I grew up hearing about the Harvest Moon and the Blue Moon and the Paper Moon, but there are a lot more choices available now, thanks to the need for Content on the social media. And many of your standard moons are also known by more than one name. Here in western Oregon, for example, the Harvest Moon is also known as the Last Moon Before Next July.

A lot of the names were just sensible. They weren’t named for any powers residing in the moon itself, but things that were liable to be going on when they showed up, in a natural order. So, in Indian lore, there’s a Wolf Moon and a Snow Moon and a Worm Moon (it’s a big deal when the worms show up), and also a Buck and a Beaver moon, which should be separated by a few months if we know what’s good for us.

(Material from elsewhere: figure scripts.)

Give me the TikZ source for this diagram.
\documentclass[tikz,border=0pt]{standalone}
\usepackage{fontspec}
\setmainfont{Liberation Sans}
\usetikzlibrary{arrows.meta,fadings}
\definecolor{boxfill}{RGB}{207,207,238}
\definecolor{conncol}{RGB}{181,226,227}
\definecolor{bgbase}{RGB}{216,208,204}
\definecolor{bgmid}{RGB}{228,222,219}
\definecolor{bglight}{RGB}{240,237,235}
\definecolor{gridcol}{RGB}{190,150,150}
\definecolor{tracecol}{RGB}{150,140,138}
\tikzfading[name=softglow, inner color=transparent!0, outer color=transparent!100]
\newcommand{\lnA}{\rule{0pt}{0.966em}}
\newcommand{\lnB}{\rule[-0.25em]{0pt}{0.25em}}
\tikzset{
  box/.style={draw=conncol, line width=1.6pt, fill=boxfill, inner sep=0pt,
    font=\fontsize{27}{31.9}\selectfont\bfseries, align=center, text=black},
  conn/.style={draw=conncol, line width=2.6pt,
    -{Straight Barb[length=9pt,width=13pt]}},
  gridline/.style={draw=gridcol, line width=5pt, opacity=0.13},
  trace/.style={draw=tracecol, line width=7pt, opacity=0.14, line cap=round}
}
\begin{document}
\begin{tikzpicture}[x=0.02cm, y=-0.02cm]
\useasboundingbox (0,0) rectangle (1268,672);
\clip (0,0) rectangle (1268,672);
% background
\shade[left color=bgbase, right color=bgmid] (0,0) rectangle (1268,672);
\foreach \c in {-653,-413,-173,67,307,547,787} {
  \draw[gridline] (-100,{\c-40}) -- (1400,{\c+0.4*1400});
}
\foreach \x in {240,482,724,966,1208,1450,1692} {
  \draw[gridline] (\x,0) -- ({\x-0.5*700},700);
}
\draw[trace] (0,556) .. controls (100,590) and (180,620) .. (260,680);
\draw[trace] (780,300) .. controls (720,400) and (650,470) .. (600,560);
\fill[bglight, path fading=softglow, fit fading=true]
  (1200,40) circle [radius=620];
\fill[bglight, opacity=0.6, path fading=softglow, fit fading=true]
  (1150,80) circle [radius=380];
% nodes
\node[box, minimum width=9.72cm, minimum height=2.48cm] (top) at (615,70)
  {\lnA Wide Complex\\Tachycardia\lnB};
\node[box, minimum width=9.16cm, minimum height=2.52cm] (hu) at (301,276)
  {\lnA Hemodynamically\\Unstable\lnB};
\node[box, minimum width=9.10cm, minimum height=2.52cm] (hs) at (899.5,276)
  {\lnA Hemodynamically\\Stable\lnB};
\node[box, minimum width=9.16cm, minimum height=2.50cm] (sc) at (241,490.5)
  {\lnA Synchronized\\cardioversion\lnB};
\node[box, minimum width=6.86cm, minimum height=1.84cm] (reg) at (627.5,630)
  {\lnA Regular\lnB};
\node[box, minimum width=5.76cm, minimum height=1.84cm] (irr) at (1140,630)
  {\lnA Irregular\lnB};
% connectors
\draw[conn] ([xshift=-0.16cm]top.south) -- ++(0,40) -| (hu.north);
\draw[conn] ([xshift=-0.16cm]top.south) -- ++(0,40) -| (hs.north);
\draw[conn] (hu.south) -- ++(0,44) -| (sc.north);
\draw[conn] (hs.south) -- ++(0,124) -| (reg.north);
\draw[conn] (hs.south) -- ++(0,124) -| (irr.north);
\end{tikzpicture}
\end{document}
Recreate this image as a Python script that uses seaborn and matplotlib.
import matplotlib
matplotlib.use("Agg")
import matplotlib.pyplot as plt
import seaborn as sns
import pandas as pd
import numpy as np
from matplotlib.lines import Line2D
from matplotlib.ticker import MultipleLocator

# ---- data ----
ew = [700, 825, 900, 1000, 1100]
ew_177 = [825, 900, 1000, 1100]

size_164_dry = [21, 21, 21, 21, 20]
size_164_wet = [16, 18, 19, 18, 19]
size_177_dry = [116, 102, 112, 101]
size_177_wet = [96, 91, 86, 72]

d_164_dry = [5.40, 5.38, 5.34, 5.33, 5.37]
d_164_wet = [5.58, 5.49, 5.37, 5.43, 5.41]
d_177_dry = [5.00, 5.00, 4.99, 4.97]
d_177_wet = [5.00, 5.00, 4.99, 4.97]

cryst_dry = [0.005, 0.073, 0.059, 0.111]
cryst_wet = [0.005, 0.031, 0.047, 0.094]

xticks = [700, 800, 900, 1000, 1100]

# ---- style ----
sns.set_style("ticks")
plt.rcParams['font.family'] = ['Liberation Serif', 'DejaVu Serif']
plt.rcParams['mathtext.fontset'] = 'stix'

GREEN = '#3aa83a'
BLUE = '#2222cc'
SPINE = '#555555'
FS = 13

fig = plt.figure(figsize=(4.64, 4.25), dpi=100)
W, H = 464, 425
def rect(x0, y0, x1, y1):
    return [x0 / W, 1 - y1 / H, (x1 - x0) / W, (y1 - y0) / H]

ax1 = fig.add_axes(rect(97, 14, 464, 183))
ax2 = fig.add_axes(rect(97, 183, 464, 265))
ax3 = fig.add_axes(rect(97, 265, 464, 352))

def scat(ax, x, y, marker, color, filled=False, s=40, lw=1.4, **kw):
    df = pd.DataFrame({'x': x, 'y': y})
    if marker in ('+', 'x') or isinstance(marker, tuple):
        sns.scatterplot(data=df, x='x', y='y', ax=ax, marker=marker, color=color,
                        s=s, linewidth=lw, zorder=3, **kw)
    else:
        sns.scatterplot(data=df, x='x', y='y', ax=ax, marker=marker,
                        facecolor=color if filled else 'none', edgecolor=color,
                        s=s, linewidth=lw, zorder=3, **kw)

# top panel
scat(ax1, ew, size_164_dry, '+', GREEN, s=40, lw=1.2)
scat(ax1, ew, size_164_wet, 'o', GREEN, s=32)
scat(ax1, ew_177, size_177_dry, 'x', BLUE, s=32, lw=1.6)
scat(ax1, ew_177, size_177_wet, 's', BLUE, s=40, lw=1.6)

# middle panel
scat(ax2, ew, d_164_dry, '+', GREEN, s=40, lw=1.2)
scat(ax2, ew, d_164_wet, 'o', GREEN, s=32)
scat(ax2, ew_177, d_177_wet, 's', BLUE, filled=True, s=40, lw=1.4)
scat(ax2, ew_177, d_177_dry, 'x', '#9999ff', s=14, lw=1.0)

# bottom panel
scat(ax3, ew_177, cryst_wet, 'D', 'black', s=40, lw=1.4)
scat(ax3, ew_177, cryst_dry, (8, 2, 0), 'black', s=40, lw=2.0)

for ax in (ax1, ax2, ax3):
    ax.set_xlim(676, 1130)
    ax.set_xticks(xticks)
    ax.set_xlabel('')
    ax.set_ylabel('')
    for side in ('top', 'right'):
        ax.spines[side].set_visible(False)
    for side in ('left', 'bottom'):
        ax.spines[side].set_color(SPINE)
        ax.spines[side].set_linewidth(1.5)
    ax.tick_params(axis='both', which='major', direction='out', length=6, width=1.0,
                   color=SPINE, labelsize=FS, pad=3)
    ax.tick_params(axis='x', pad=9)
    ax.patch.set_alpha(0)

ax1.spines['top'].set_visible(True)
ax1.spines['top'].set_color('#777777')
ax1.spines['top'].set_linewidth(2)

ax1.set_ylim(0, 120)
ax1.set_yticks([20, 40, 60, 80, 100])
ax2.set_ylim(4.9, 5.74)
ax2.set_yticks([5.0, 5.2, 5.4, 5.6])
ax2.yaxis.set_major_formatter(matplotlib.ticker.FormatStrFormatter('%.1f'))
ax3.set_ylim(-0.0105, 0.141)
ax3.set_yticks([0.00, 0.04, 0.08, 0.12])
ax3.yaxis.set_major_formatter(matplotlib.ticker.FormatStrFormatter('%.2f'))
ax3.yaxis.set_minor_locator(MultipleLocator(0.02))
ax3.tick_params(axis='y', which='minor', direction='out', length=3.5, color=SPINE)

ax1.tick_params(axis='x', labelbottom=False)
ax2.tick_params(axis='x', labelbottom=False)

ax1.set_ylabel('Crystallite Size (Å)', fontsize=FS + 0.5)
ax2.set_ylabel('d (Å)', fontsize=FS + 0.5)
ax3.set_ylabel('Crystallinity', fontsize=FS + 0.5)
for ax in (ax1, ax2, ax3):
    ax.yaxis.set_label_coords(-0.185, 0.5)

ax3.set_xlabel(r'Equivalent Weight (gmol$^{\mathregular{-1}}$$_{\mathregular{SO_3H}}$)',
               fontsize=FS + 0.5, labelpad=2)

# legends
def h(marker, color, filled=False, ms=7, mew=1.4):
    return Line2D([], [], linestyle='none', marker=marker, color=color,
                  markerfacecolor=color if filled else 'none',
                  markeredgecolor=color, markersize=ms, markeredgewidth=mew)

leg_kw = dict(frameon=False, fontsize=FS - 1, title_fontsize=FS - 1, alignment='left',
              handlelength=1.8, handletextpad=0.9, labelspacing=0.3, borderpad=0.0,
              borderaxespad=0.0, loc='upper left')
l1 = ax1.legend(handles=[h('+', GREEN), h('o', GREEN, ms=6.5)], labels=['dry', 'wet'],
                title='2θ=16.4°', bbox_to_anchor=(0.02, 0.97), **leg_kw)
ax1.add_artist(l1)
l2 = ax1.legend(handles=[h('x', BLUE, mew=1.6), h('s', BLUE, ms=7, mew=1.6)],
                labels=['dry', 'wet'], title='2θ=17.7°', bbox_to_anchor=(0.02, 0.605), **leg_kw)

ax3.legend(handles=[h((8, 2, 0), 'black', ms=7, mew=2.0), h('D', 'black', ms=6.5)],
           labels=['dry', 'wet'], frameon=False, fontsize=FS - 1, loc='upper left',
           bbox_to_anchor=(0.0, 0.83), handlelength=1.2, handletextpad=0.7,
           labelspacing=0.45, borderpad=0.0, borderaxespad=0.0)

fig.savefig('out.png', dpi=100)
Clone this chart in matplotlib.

The Blue Moon we keep hearing about things happening once in? That ain’t much. We have more full moons than we have months because of the obstinate refusal of the moon’s revolution around us to coincide neatly with our revolution around the sun, and so every so often we have what appears to be an extra in the calendar, even though it’s more of a calendar issue than a lunar issue. They’re not that rare. Every two or three years we’re going to get a blue moon, and then all those things that don’t happen very often can go off all at once.

The supermoon from here

Supermoons are another kind of moon. That’s when the full moon looks bigger because it’s at or near its perigree, the point at which it is closest to us. This will affect tides and other things. For instance, it is contended that fishing is particularly bad when the moon is at its perigee. It is unknown whether the moon’s looming proximity makes fish less peckish or more suspicious.

Astrologists are very opinionated about the moon. They base their interpretations on a single overriding principle: everything is always about us. For instance, they say the phase of the moon when we are born has a tremendous effect on us throughout life. (I hope it was waning when I was born, or even a little thundewy.)

There’s also a Black Moon, which, according to Wiccan lore, is the second of two new moons that appear in one calendar month. There’s good magic to be had then, due to the fact that you can’t even see a new moon most of the time, which makes it already sneaky, and when you get two in one month, you’re really not expecting the second one, so you can get away with all kinds of stuff. This is not the same thing the astrologers refer to as the Black Moon. They’re talking about the full moon at its furthest point from Earth (“perimenopause”). Their other name for it is “Lilith.” The rest of the time it just goes by “Petunia.”

The moon is full everywhere on Earth on the same day, but fortunately half of us are asleep at the time. If all the women of the world got their periods and were awake at the same time, things would be run a lot different around here, Bucko.